[Start]

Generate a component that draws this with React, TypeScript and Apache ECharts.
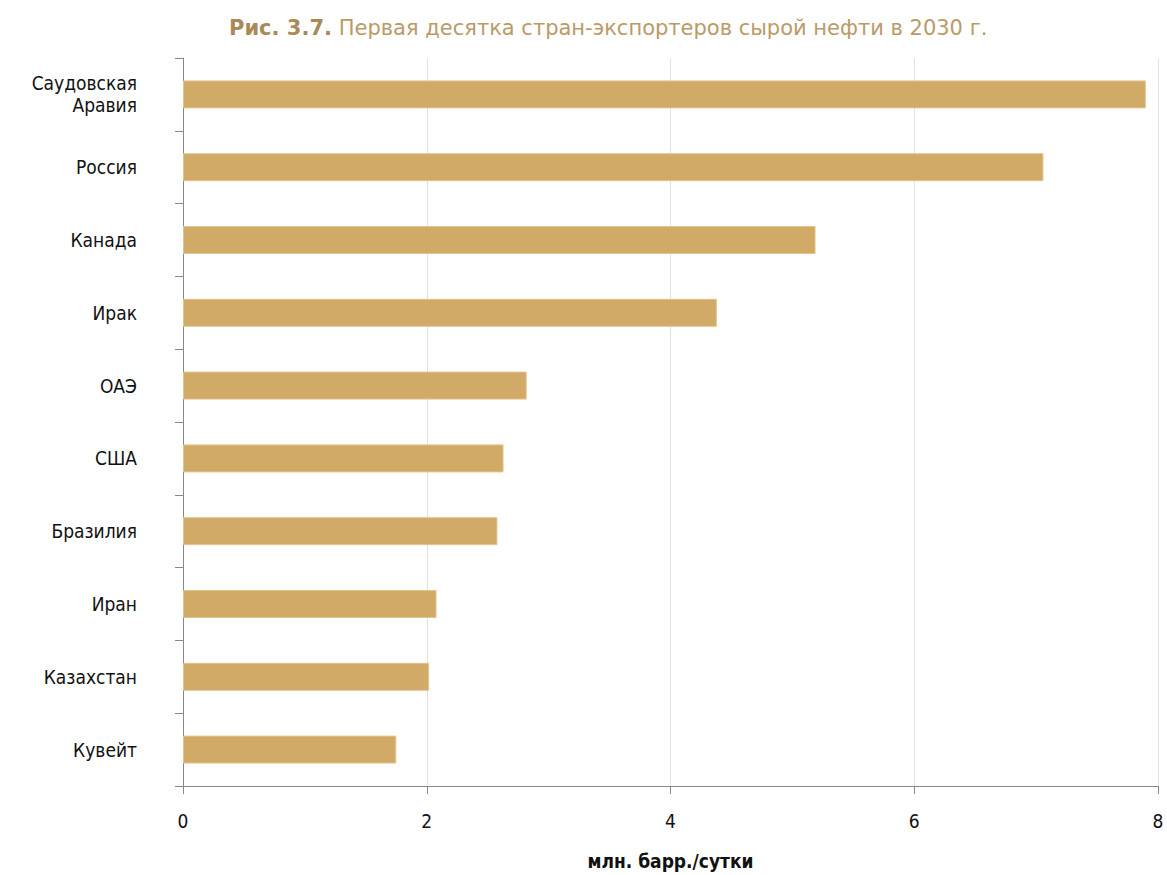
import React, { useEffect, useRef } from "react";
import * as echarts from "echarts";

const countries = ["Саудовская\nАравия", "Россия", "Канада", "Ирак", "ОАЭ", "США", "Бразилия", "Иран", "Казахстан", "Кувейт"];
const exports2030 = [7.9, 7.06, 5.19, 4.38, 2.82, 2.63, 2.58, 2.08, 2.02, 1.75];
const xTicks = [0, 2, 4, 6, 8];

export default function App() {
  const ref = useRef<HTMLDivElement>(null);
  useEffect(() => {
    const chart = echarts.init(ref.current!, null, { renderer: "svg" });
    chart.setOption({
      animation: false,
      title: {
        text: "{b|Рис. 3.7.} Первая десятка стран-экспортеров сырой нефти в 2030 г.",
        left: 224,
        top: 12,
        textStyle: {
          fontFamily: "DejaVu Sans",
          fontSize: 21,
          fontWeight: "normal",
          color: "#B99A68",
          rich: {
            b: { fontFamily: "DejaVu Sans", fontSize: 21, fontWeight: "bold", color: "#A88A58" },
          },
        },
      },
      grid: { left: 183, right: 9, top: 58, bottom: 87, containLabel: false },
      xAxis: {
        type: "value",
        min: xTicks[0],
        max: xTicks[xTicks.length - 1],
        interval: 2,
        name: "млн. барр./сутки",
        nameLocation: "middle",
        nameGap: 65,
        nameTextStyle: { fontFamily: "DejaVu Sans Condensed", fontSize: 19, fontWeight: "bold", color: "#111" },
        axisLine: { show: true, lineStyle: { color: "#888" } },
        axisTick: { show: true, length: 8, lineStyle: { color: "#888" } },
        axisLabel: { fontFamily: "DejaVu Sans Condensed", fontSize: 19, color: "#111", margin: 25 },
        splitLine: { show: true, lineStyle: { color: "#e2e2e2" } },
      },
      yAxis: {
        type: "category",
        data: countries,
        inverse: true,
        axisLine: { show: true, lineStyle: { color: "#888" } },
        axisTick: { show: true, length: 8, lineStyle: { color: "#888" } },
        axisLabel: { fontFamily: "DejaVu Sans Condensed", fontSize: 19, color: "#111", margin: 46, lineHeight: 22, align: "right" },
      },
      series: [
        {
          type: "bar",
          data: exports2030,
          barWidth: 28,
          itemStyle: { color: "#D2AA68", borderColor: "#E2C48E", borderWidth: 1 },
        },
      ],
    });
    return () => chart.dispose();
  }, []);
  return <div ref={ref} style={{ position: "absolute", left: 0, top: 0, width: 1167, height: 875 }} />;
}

[End]

Repeat the material verbatim. Do not carry over any picture.

-- TASK RESULT --
Generate a component that draws this with React, TypeScript and Apache ECharts.
import React, { useEffect, useRef } from "react";
import * as echarts from "echarts";

const countries = ["Саудовская\nАравия", "Россия", "Канада", "Ирак", "ОАЭ", "США", "Бразилия", "Иран", "Казахстан", "Кувейт"];
const exports2030 = [7.9, 7.06, 5.19, 4.38, 2.82, 2.63, 2.58, 2.08, 2.02, 1.75];
const xTicks = [0, 2, 4, 6, 8];

export default function App() {
  const ref = useRef<HTMLDivElement>(null);
  useEffect(() => {
    const chart = echarts.init(ref.current!, null, { renderer: "svg" });
    chart.setOption({
      animation: false,
      title: {
        text: "{b|Рис. 3.7.} Первая десятка стран-экспортеров сырой нефти в 2030 г.",
        left: 224,
        top: 12,
        textStyle: {
          fontFamily: "DejaVu Sans",
          fontSize: 21,
          fontWeight: "normal",
          color: "#B99A68",
          rich: {
            b: { fontFamily: "DejaVu Sans", fontSize: 21, fontWeight: "bold", color: "#A88A58" },
          },
        },
      },
      grid: { left: 183, right: 9, top: 58, bottom: 87, containLabel: false },
      xAxis: {
        type: "value",
        min: xTicks[0],
        max: xTicks[xTicks.length - 1],
        interval: 2,
        name: "млн. барр./сутки",
        nameLocation: "middle",
        nameGap: 65,
        nameTextStyle: { fontFamily: "DejaVu Sans Condensed", fontSize: 19, fontWeight: "bold", color: "#111" },
        axisLine: { show: true, lineStyle: { color: "#888" } },
        axisTick: { show: true, length: 8, lineStyle: { color: "#888" } },
        axisLabel: { fontFamily: "DejaVu Sans Condensed", fontSize: 19, color: "#111", margin: 25 },
        splitLine: { show: true, lineStyle: { color: "#e2e2e2" } },
      },
      yAxis: {
        type: "category",
        data: countries,
        inverse: true,
        axisLine: { show: true, lineStyle: { color: "#888" } },
        axisTick: { show: true, length: 8, lineStyle: { color: "#888" } },
        axisLabel: { fontFamily: "DejaVu Sans Condensed", fontSize: 19, color: "#111", margin: 46, lineHeight: 22, align: "right" },
      },
      series: [
        {
          type: "bar",
          data: exports2030,
          barWidth: 28,
          itemStyle: { color: "#D2AA68", borderColor: "#E2C48E", borderWidth: 1 },
        },
      ],
    });
    return () => chart.dispose();
  }, []);
  return <div ref={ref} style={{ position: "absolute", left: 0, top: 0, width: 1167, height: 875 }} />;
}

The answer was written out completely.